It would be the truth to say that Natasha is panicking, but she isn’t going to be dramatic about it. She is a consummate professional, poise personified; if she’s taken by surprise enough to be wounded, everyone else around her has been dead for weeks. She knows how to play the game, the I’m Okay Game, where the rules are to not make things worse for everyone else and the points don’t matter. Around the Avengers, it’s just another day. She’s always quiet, so her silence shouldn’t be remarkable, and she’s always pale, so her drawn features shouldn’t cause concern. Besides, she wears makeup, so if anyone notices she’s pale they’re looking too close and she can make them wish they hadn’t.

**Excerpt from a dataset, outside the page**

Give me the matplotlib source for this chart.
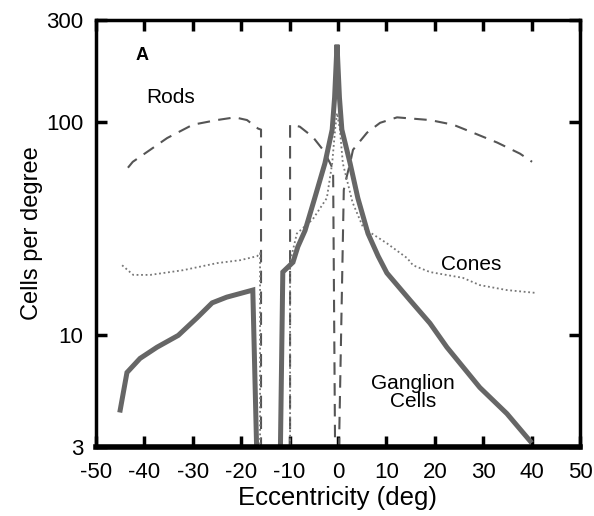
import numpy as np
import matplotlib.pyplot as plt

plt.rcParams['font.family'] = ['Liberation Sans', 'DejaVu Sans']

# ---- data (eccentricity deg, cells per degree) ----
rods_left_x = [-43.4, -42.4, -38.8, -35.3, -30.0, -25.0, -21.3, -18.8, -16.5, -15.9, -15.9]
rods_left_y = [61, 65, 74, 84, 97, 102, 105, 102, 93, 92, 2.9]
rods_mid_x = [-9.9, -9.9, -7.9, -5.2, -3.1, -2.5, -1.0, -1.0, -0.6]
rods_mid_y = [2.9, 97, 95, 85, 74, 70, 60, 56, 2.9]
rods_right_x = [0.2, 1.2, 1.5, 2.5, 3.1, 6.0, 8.7, 12.2, 19.0, 23.8, 27.9, 32.9, 37.6, 40.1]
rods_right_y = [2.9, 48, 52, 64, 74, 89, 99, 105, 102, 97, 89, 80, 71, 65]

cones_left_x = [-44.6, -42.3, -38.8, -32.0, -25.0, -20.2, -16.7, -16.1, -16.1]
cones_left_y = [21.3, 19.2, 19.2, 20.2, 21.8, 22.5, 23.5, 24.3, 2.9]
cones_right_x = [-9.9, -9.9, -8.5, -5.2, -2.3, -1.2, -0.6, -0.2, 0.4, 1.0, 3.0,
                 5.2, 6.0, 10.1, 14.3, 15.5, 19.0, 25.8, 29.3, 34.9, 41.0]
cones_right_y = [2.9, 22, 30, 35, 44, 64, 92, 110, 92, 64, 42,
                 32, 31, 27, 23, 21.3, 19.8, 18.6, 17.2, 16.3, 15.8]

gang_left_x = [-45.0, -43.6, -40.9, -37.4, -33.0, -29.1, -26.0, -23.0, -17.6, -16.8]
gang_left_y = [4.47, 6.7, 7.8, 8.8, 10.0, 12.1, 14.2, 15.1, 16.3, 2.9]
gang_right_x = [-11.9, -11.4, -9.3, -8.3, -6.8, -4.8, -2.7, -1.2, -0.7, -0.2,
                0.3, 0.8, 2.5, 4.1, 6.2, 8.3, 10.1, 14.9, 19.0, 22.5, 29.3, 34.9, 39.7]
gang_right_y = [2.9, 19.8, 22, 26, 31, 44, 64, 92, 130, 230,
                130, 92, 64, 44, 30, 23.5, 19.6, 14.6, 11.4, 8.8, 5.7, 4.3, 3.2]

xticks = [-50, -40, -30, -20, -10, 0, 10, 20, 30, 40, 50]
yticks = [3, 10, 100, 300]

fig = plt.figure(figsize=(5.94, 5.16), dpi=100)
ax = fig.add_axes([0.1616, 0.1337, 0.8148, 0.8275])

rod_kw = dict(color='#555555', lw=1.5, dashes=(6, 4))
ax.plot(rods_left_x, rods_left_y, **rod_kw)
ax.plot(rods_mid_x, rods_mid_y, **rod_kw)
ax.plot(rods_right_x, rods_right_y, **rod_kw)

cone_kw = dict(color='#777777', lw=1.3, linestyle=(0, (1, 1.5)))
ax.plot(cones_left_x, cones_left_y, **cone_kw)
ax.plot(cones_right_x, cones_right_y, **cone_kw)

gang_kw = dict(color='#666666', lw=3.6, solid_joinstyle='miter')
ax.plot(gang_left_x, gang_left_y, **gang_kw)
ax.plot(gang_right_x, gang_right_y, **gang_kw)

ax.set_yscale('log')
ax.set_xlim(-50, 50)
ax.set_ylim(3, 300)
ax.set_xticks(xticks)
ax.set_xticklabels([str(t) for t in xticks])
ax.set_yticks(yticks)
ax.set_yticklabels([str(t) for t in yticks])
ax.yaxis.set_minor_locator(plt.NullLocator())
ax.tick_params(direction='in', length=8, width=2.5, labelsize=16,
               top=True, right=True)
ax.tick_params(axis='x', pad=11)
ax.tick_params(axis='y', pad=9)

for side, w in [('left', 2.5), ('right', 2.5), ('top', 2.5), ('bottom', 4)]:
    ax.spines[side].set_linewidth(w)

ax.set_xlabel('Eccentricity (deg)', fontsize=18.5, labelpad=2)
ax.set_ylabel('Cells per degree', fontsize=17, labelpad=2)

ax.text(-40.5, 205, 'A', fontsize=13, fontweight='bold', ha='center', va='center')
ax.text(-34.5, 130, 'Rods', fontsize=15, ha='center', va='center')
ax.text(27.5, 21.5, 'Cones', fontsize=15, ha='center', va='center')
ax.text(15.5, 5.4, 'Ganglion\nCells', fontsize=15, ha='center', va='center',
        linespacing=0.95)

fig.savefig('out.png', dpi=100)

When she’s alone, it’s a different story. There’s a lot of pensive staring into her bathroom mirror between bouts of throwing up (both nervous and hormone-induced), laying on her couch like a wet towel, and thinking hard as evidenced by gripping her chin in her hand and glaring at the ceiling. It’s real thrilling stuff.

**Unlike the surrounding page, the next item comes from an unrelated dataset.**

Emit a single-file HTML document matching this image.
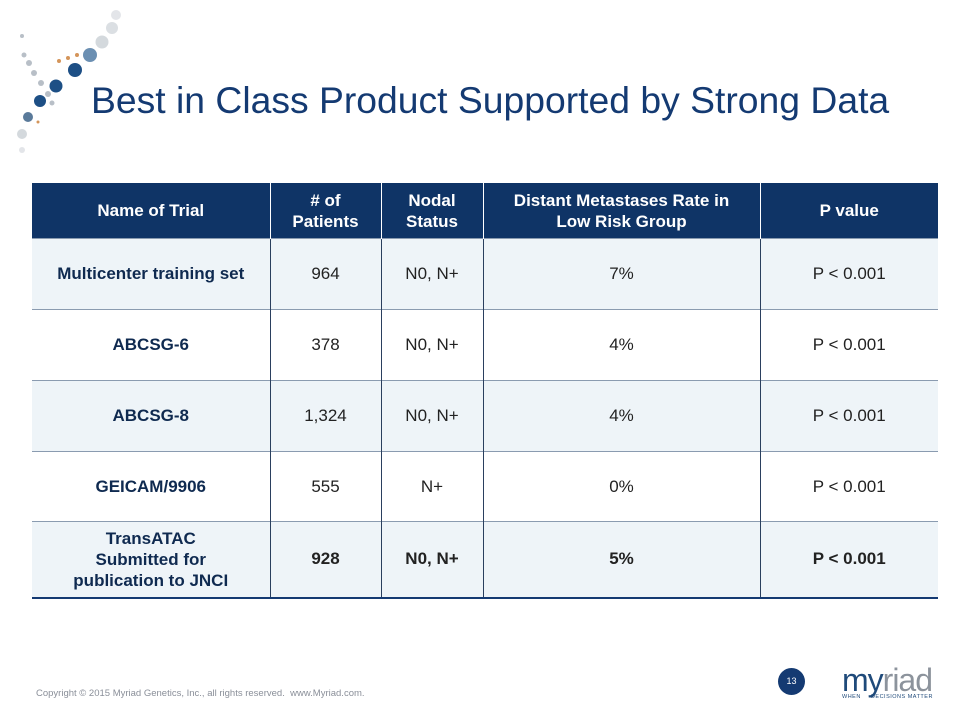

Honestly, she’s even annoying herself after three weeks of agonizing to no result. The obvious choice should have been immediate and definitive, but she can’t quite decide to treat this thing like a cancer to be purged or a miracle to be protected. She lays in bed at night with both hands clenched over her stomach, arguing with herself. Counting the cells within as they divide.

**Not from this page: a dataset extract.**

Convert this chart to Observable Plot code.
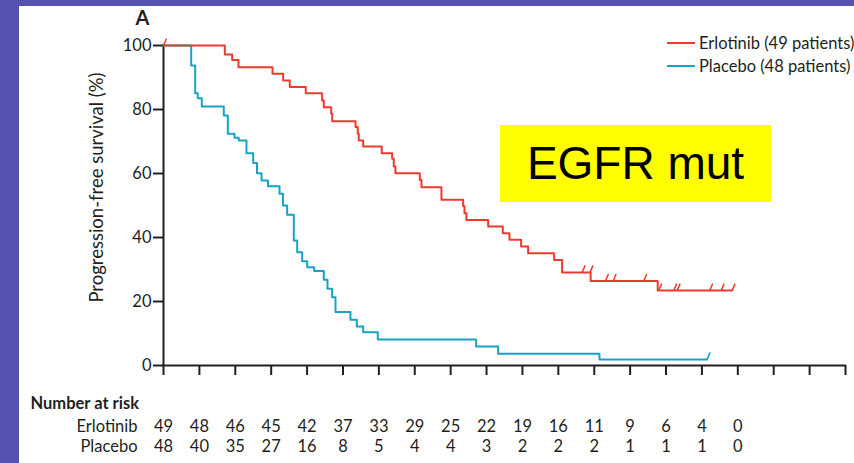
<!DOCTYPE html>
<html>
<head>
<meta charset="utf-8">
<script src="https://cdn.jsdelivr.net/npm/d3@7"></script>
<script src="https://cdn.jsdelivr.net/npm/@observablehq/plot@0.6"></script>
<style>
  html, body { margin: 0; padding: 0; }
  body { width: 854px; height: 463px; background: #5552b0; position: relative; overflow: hidden; font-family: Lato, sans-serif; color: #231f20; }
  #panel { position: absolute; left: 19px; top: 6px; width: 835px; height: 457px; background: #fff; }
  #chart { position: absolute; left: 0; top: 0; }
  .swatch { position: absolute; left: 667px; width: 28px; height: 2px; }
  .legend { position: absolute; left: 699px; font-size: 16.5px; line-height: 20px; white-space: nowrap; }
  #tag { position: absolute; left: 500px; top: 125px; width: 271px; height: 77px; background: #ffff00; font-family: "Liberation Sans", Arial, sans-serif; font-size: 46px; line-height: 77px; text-align: center; color: #000; }
</style>
</head>
<body>
<div id="panel"></div>
<div id="chart"></div>
<div id="tag">EGFR mut</div>
<div class="swatch" style="top:42px; background:#ee3a2e"></div>
<div class="legend" style="top:33px">Erlotinib (49 patients)</div>
<div class="swatch" style="top:65px; background:#17a2c6"></div>
<div class="legend" style="top:56px">Placebo (48 patients)</div>
<script>
// Time axis in weeks, ticks every 6 weeks
const timeTicks = d3.range(0, 115, 6);
const survivalTicks = [0, 20, 40, 60, 80, 100];

// Number at risk, every 6 weeks from 0 to 96
const riskWeeks = d3.range(0, 97, 6);
const erlotinibRisk = [49, 48, 46, 45, 42, 37, 33, 29, 25, 22, 19, 16, 11, 9, 6, 4, 0];
const placeboRisk = [48, 40, 35, 27, 16, 8, 5, 4, 4, 3, 2, 2, 2, 1, 1, 1, 0];

// Kaplan-Meier steps: Erlotinib
const erlotinibTime = [0, 10.25, 11.48, 12.53, 18.22, 20.0, 21.11, 23.78, 26.52, 26.79, 28.03, 28.2, 32.1, 32.47, 32.64, 33.38, 36.48, 38.22, 38.49, 38.77, 42.84, 43.12, 46.46, 50.09, 50.31, 50.64, 54.27, 56.71, 57.83, 59.78, 60.95, 65.3, 66.63, 71.4, 82.61, 95.05];
const erlotinibSurv = [100, 97.2, 95.5, 93.2, 91.2, 89.1, 87.0, 85.1, 82.8, 80.7, 78.7, 76.3, 74.5, 72.4, 70.3, 68.4, 66.3, 64.6, 62.2, 60.1, 58.0, 55.7, 51.8, 49.8, 47.6, 45.5, 43.4, 41.3, 39.3, 37.2, 35.1, 33.0, 29.1, 26.4, 23.4, 23.4];
const erlotinibCensorTime = [0, 69.98, 71.3, 73.87, 75.16, 80.27, 82.78, 85.29, 85.86, 91.3, 93.21, 95.05];
const erlotinibCensorSurv = [100, 29.1, 29.1, 26.4, 26.4, 26.4, 23.4, 23.4, 23.4, 23.4, 23.4, 23.4];

// Kaplan-Meier steps: Placebo
const placeboTime = [0, 4.63, 5.3, 5.73, 6.4, 10.08, 10.75, 11.87, 12.58, 13.87, 14.99, 15.63, 16.38, 17.47, 19.39, 19.97, 20.67, 21.78, 22.35, 23.18, 24.02, 25.19, 26.79, 27.41, 28.19, 28.75, 31.25, 32.31, 33.38, 35.82, 52.26, 55.94, 72.87, 90.87];
const placeboSurv = [100, 93.75, 85.1, 83.5, 80.9, 78.1, 72.4, 71.2, 70.3, 66.3, 63.3, 60.1, 57.8, 56.0, 53.7, 50.0, 47.1, 39.1, 35.4, 32.6, 30.7, 29.5, 26.8, 24.0, 21.3, 16.7, 14.3, 12.2, 10.4, 8.1, 5.9, 3.7, 1.9, 1.9];
const placeboCensorTime = [90.87];
const placeboCensorSurv = [1.9];

const red = "#ee3a2e", blue = "#17a2c6", ink = "#231f20";

const erlotinib = erlotinibTime.map((t, i) => ({t, s: erlotinibSurv[i]}));
const placebo = placeboTime.map((t, i) => ({t, s: placeboSurv[i]}));
const erlotinibCensor = erlotinibCensorTime.map((t, i) => ({t, s: erlotinibCensorSurv[i]}));
const placeboCensor = placeboCensorTime.map((t, i) => ({t, s: placeboCensorSurv[i]}));
const risk = riskWeeks.map((w, i) => ({w, e: erlotinibRisk[i], p: placeboRisk[i]}));

// Censoring mark: a short slanted stroke rising from the curve
const censorTick = {draw(context) { context.moveTo(0, 0); context.lineTo(3, -7); }};

const label = {fill: ink, lineAnchor: "middle"};

const chart = Plot.plot({
  width: 854,
  height: 463,
  marginLeft: 163,
  marginRight: 9,
  marginTop: 45,
  marginBottom: 98,
  style: {background: "transparent", fontFamily: "Lato, sans-serif", fontSize: "16.5px", color: ink},
  x: {domain: [0, 114], axis: null},
  y: {domain: [0, 100], axis: null},
  marks: [
    Plot.axisX({ticks: timeTicks, tickSize: 10, tickFormat: () => "", label: null, stroke: ink, strokeWidth: 2}),
    Plot.axisY({ticks: survivalTicks, tickSize: 10, tickPadding: 2, label: null, stroke: ink, fill: ink, strokeWidth: 2}),
    Plot.ruleX([0], {stroke: ink, strokeWidth: 2, strokeLinecap: "square"}),
    Plot.ruleY([0], {stroke: ink, strokeWidth: 2, strokeLinecap: "square"}),
    Plot.line(placebo, {x: "t", y: "s", curve: "step-after", stroke: blue, strokeWidth: 2}),
    Plot.line(erlotinib, {x: "t", y: "s", curve: "step-after", stroke: red, strokeWidth: 2}),
    Plot.dot(erlotinibCensor, {x: "t", y: "s", symbol: censorTick, stroke: red, strokeWidth: 1.5, fill: "none"}),
    Plot.dot(placeboCensor, {x: "t", y: "s", symbol: censorTick, stroke: blue, strokeWidth: 1.5, fill: "none"}),
    Plot.text(["Progression-free survival (%)"], {...label, text: d => d, frameAnchor: "left", textAnchor: "middle", rotate: -90, dx: -66, dy: -18, fontSize: 18.5}),
    Plot.text(["A"], {...label, text: d => d, frameAnchor: "top-left", textAnchor: "middle", dx: -21, dy: -27, fontWeight: "bold", fontSize: 20}),
    Plot.text(["Number at risk"], {...label, text: d => d, frameAnchor: "bottom-left", dx: -133, dy: 38, textAnchor: "start", fontWeight: "bold"}),
    Plot.text(["Erlotinib"], {...label, text: d => d, frameAnchor: "bottom-left", dx: -26, dy: 61, textAnchor: "end"}),
    Plot.text(["Placebo"], {...label, text: d => d, frameAnchor: "bottom-left", dx: -26, dy: 81, textAnchor: "end"}),
    Plot.text(risk, {...label, x: "w", text: "e", frameAnchor: "bottom", dy: 61}),
    Plot.text(risk, {...label, x: "w", text: "p", frameAnchor: "bottom", dy: 81})
  ]
});
document.getElementById("chart").appendChild(chart);
</script>
</body>
</html>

There’s nothing else for it. She has to tell her husband she’s pregnant.
“We need to talk,” she says conversationally the next time she sees Clint, a few days after he gets home from a three-day trip to...somewhere that smells strongly of asafetida, judging by the scent of his jacket when she kisses him hello. Her tone is light, conversational, but her stomach is griping and twisting with the old fear drilled into her by Comrade Mother Ibragimova, remembers the threats and ill omens wished upon any Red Room trainee who dared open her legs for a man, especially the enemy. Comrade Mother Ibragimova is talking to her a lot, these days, while she tries to think with rationality. She pushes the old woman’s voice to the back of her mind and focuses on the moment. “Somewhere public, preferably, but privacy with surveillance also works.” So, she can’t quite let the old fear go, apparently. “We...messed up.”